Aim →
Nothing after the line with "import pandas as pd" belongs in the copy; extract the lines below from the top through that line, pictures left out.

Raw data →
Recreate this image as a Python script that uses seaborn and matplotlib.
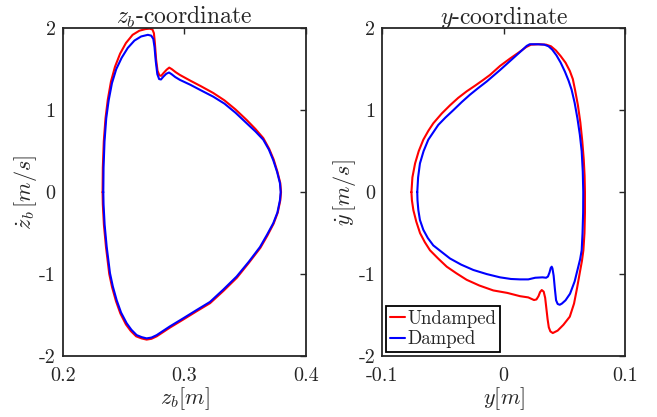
import numpy as np
import matplotlib
matplotlib.use("Agg")
import matplotlib.pyplot as plt
import seaborn as sns
import pandas as pd

# z_b phase portrait
zb_und_x = [0.2328, 0.2330, 0.2338, 0.2352, 0.2371, 0.2397, 0.2430, 0.2472, 0.2520, 0.2575,
            0.2630, 0.2680, 0.2715, 0.2738, 0.2750, 0.2758, 0.2768, 0.2780, 0.2795, 0.2810,
            0.2830, 0.2855, 0.2876, 0.2898, 0.2928, 0.2964, 0.3050, 0.3140, 0.3238, 0.3330,
            0.3420, 0.3513, 0.3585, 0.3649, 0.3697, 0.3734, 0.3765, 0.3789, 0.3795, 0.3789,
            0.3768, 0.3734, 0.3683, 0.3625, 0.3532, 0.3432, 0.3322, 0.3212, 0.3100, 0.2991,
            0.2880, 0.2773, 0.2730, 0.2690, 0.2648, 0.2604, 0.2560, 0.2520, 0.2474, 0.2438,
            0.2406, 0.2383, 0.2356, 0.2339, 0.2330, 0.2328]
zb_und_v = [0.00, 0.30, 0.62, 0.90, 1.13, 1.35, 1.53, 1.69, 1.82, 1.92,
            1.97, 1.99, 1.995, 1.985, 1.94, 1.82, 1.62, 1.48, 1.425, 1.42,
            1.455, 1.495, 1.52, 1.50, 1.465, 1.43, 1.36, 1.29, 1.21, 1.12,
            1.01, 0.88, 0.77, 0.66, 0.53, 0.40, 0.25, 0.11, 0.00, -0.10,
            -0.25, -0.385, -0.53, -0.68, -0.86, -1.045, -1.205, -1.355, -1.455, -1.555,
            -1.655, -1.76, -1.79, -1.80, -1.785, -1.76, -1.695, -1.615, -1.48, -1.33,
            -1.16, -1.00, -0.67, -0.40, -0.15, 0.00]

zb_dmp_x = [0.2334, 0.2336, 0.2344, 0.2358, 0.2378, 0.2405, 0.2440, 0.2485, 0.2535, 0.2590,
            0.2645, 0.2700, 0.2728, 0.2745, 0.2755, 0.2765, 0.2778, 0.2793, 0.2808, 0.2828,
            0.2852, 0.2874, 0.2895, 0.2925, 0.2964, 0.3050, 0.3140, 0.3238, 0.3330, 0.3420,
            0.3513, 0.3585, 0.3649, 0.3695, 0.3731, 0.3762, 0.3786, 0.3792, 0.3786, 0.3765,
            0.3731, 0.3680, 0.3622, 0.3530, 0.3430, 0.3320, 0.3211, 0.3100, 0.2991, 0.2880,
            0.2773, 0.2730, 0.2690, 0.2650, 0.2608, 0.2565, 0.2526, 0.2480, 0.2444, 0.2412,
            0.2389, 0.2362, 0.2345, 0.2336, 0.2334]
zb_dmp_v = [0.00, 0.30, 0.62, 0.90, 1.12, 1.33, 1.50, 1.64, 1.76, 1.85,
            1.90, 1.92, 1.91, 1.87, 1.77, 1.60, 1.44, 1.38, 1.375, 1.41,
            1.445, 1.46, 1.44, 1.405, 1.37, 1.31, 1.24, 1.165, 1.08, 0.97,
            0.84, 0.74, 0.64, 0.52, 0.39, 0.25, 0.11, 0.00, -0.10, -0.25,
            -0.38, -0.52, -0.67, -0.85, -1.03, -1.19, -1.34, -1.44, -1.54, -1.64,
            -1.745, -1.775, -1.785, -1.77, -1.745, -1.68, -1.60, -1.47, -1.32, -1.15,
            -0.99, -0.67, -0.40, -0.15, 0.00]

# y phase portrait
y_und_x = [-0.0760, -0.0752, -0.0730, -0.0700, -0.0662, -0.0620, -0.0580, -0.0510, -0.0442, -0.0375,
           -0.0305, -0.0235, -0.0168, -0.0113, -0.0030, 0.0052, 0.0130, 0.0185, 0.0225, 0.0290,
           0.0350, 0.0390, 0.0430, 0.0470, 0.0510, 0.0545, 0.0570, 0.0588, 0.0612, 0.0632,
           0.0648, 0.0660, 0.0667, 0.0670, 0.0670, 0.0666, 0.0657, 0.0645, 0.0629, 0.0605,
           0.0580, 0.0545, 0.0492, 0.0445, 0.0405, 0.0385, 0.0372, 0.0362, 0.0352, 0.0342,
           0.0330, 0.0314, 0.0300, 0.0287, 0.0270, 0.0250, 0.0225, 0.0203, 0.0135, 0.0030,
           -0.0085, -0.0200, -0.0305, -0.0390, -0.0469, -0.0540, -0.0607, -0.0650, -0.0689, -0.0720,
           -0.0744, -0.0756, -0.0760]
y_und_v = [0.00, 0.18, 0.35, 0.50, 0.64, 0.75, 0.84, 0.96, 1.06, 1.15,
           1.23, 1.30, 1.37, 1.43, 1.54, 1.63, 1.71, 1.77, 1.80, 1.805,
           1.80, 1.78, 1.73, 1.66, 1.58, 1.48, 1.38, 1.25, 1.06, 0.85,
           0.62, 0.40, 0.20, 0.00, -0.25, -0.50, -0.71, -0.84, -0.97, -1.17,
           -1.36, -1.52, -1.62, -1.69, -1.72, -1.70, -1.65, -1.55, -1.42, -1.29,
           -1.215, -1.195, -1.22, -1.27, -1.31, -1.317, -1.30, -1.285, -1.27, -1.23,
           -1.20, -1.14, -1.07, -0.99, -0.91, -0.81, -0.71, -0.61, -0.50, -0.36,
           -0.22, -0.10, 0.00]

y_dmp_x = [-0.0712, -0.0705, -0.0690, -0.0660, -0.0621, -0.0580, -0.0539, -0.0480, -0.0415, -0.0345,
           -0.0277, -0.0210, -0.0140, -0.0030, 0.0030, 0.0090, 0.0150, 0.0190, 0.0215, 0.0280,
           0.0335, 0.0370, 0.0400, 0.0435, 0.0470, 0.0505, 0.0535, 0.0560, 0.0585, 0.0608,
           0.0628, 0.0643, 0.0652, 0.0656, 0.0655, 0.0650, 0.0643, 0.0630, 0.0615, 0.0585,
           0.0547, 0.0510, 0.0480, 0.0462, 0.0445, 0.0432, 0.0422, 0.0412, 0.0402, 0.0396,
           0.0388, 0.0378, 0.0365, 0.0350, 0.0320, 0.0260, 0.0203, 0.0135, 0.0060, -0.0030,
           -0.0140, -0.0250, -0.0350, -0.0442, -0.0520, -0.0580, -0.0625, -0.0662, -0.0690, -0.0703,
           -0.0710, -0.0712]
y_dmp_v = [0.00, 0.18, 0.35, 0.50, 0.64, 0.73, 0.82, 0.91, 1.00, 1.10,
           1.19, 1.27, 1.35, 1.49, 1.57, 1.65, 1.73, 1.785, 1.805, 1.805,
           1.80, 1.78, 1.74, 1.67, 1.58, 1.47, 1.36, 1.25, 1.09, 0.90,
           0.70, 0.50, 0.25, 0.00, -0.25, -0.50, -0.71, -0.82, -0.91, -1.09,
           -1.24, -1.32, -1.36, -1.375, -1.365, -1.32, -1.18, -1.02, -0.93, -0.91,
           -0.925, -0.98, -1.03, -1.045, -1.04, -1.045, -1.065, -1.065, -1.06, -1.04,
           -1.00, -0.95, -0.885, -0.81, -0.72, -0.65, -0.56, -0.46, -0.34, -0.22,
           -0.10, 0.00]

zb_ticks = [0.2, 0.3, 0.4]
zb_ticklabels = ["0.2", "0.3", "0.4"]
y_ticks = [-0.1, 0.0, 0.1]
y_ticklabels = ["-0.1", "0", "0.1"]
v_ticks = [-2, -1, 0, 1, 2]
v_ticklabels = ["-2", "-1", "0", "1", "2"]

sns.set_style("white")
plt.rcParams["font.family"] = "serif"
plt.rcParams["font.serif"] = ["cmr10", "DejaVu Serif"]
plt.rcParams["mathtext.fontset"] = "cm"
plt.rcParams["axes.unicode_minus"] = False
plt.rcParams["axes.formatter.use_mathtext"] = True
plt.rcParams["lines.solid_joinstyle"] = "round"
plt.rcParams["lines.solid_capstyle"] = "round"

DARK = "#262626"
LW = 1.5

fig = plt.figure(figsize=(6.57, 4.17), dpi=100)
ax1 = fig.add_axes([0.0954, 0.1463, 0.3703, 0.7859])
ax2 = fig.add_axes([0.5819, 0.1463, 0.3694, 0.7859])

df_zb_u = pd.DataFrame({"x": zb_und_x, "v": zb_und_v})
df_zb_d = pd.DataFrame({"x": zb_dmp_x, "v": zb_dmp_v})
df_y_u = pd.DataFrame({"x": y_und_x, "v": y_und_v})
df_y_d = pd.DataFrame({"x": y_dmp_x, "v": y_dmp_v})

sns.lineplot(data=df_zb_u, x="x", y="v", sort=False, estimator=None, color="#ff0000", lw=LW, ax=ax1)
sns.lineplot(data=df_zb_d, x="x", y="v", sort=False, estimator=None, color="#0000ff", lw=LW, ax=ax1)
sns.lineplot(data=df_y_u, x="x", y="v", sort=False, estimator=None, color="#ff0000", lw=LW, ax=ax2, label="Undamped")
sns.lineplot(data=df_y_d, x="x", y="v", sort=False, estimator=None, color="#0000ff", lw=LW, ax=ax2, label="Damped")

for ax, xt, xl in [(ax1, zb_ticks, zb_ticklabels), (ax2, y_ticks, y_ticklabels)]:
    ax.set_xlim(xt[0], xt[-1])
    ax.set_ylim(-2, 2)
    ax.set_xticks(xt)
    ax.set_xticklabels(xl)
    ax.set_yticks(v_ticks)
    ax.set_yticklabels(v_ticklabels)
    ax.tick_params(direction="in", top=True, right=True, length=4, width=1.0,
                   labelsize=14.5, colors=DARK)
    ax.tick_params(axis="x", pad=8)
    ax.tick_params(axis="y", pad=5)
    for s in ax.spines.values():
        s.set_visible(True)
        s.set_linewidth(1.3)
        s.set_color(DARK)

ax1.set_title(r"$z_b$-coordinate", fontsize=17, color=DARK, pad=3)
ax1.set_xlabel(r"$z_b[m]$", fontsize=16, color=DARK, labelpad=0)
ax1.set_ylabel(r"$\dot{z}_b\,[m/s]$", fontsize=16, color=DARK, labelpad=0)
ax2.set_title(r"$y$-coordinate", fontsize=17, color=DARK, pad=3)
ax2.set_xlabel(r"$y[m]$", fontsize=16, color=DARK, labelpad=0)
ax2.set_ylabel(r"$\dot{y}\,[m/s]$", fontsize=16, color=DARK, labelpad=0)

leg = ax2.legend(loc="lower left", fontsize=13.5, frameon=True, fancybox=False,
                 edgecolor="black", framealpha=1, borderaxespad=0.2, handlelength=0.8,
                 handletextpad=0.15, borderpad=0.2, labelspacing=0.15)
leg.get_frame().set_linewidth(1.3)

fig.savefig("out.png", dpi=100)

The answer →
Recreate this image as a Python script that uses seaborn and matplotlib.
import numpy as np
import matplotlib
matplotlib.use("Agg")
import matplotlib.pyplot as plt
import seaborn as sns
import pandas as pd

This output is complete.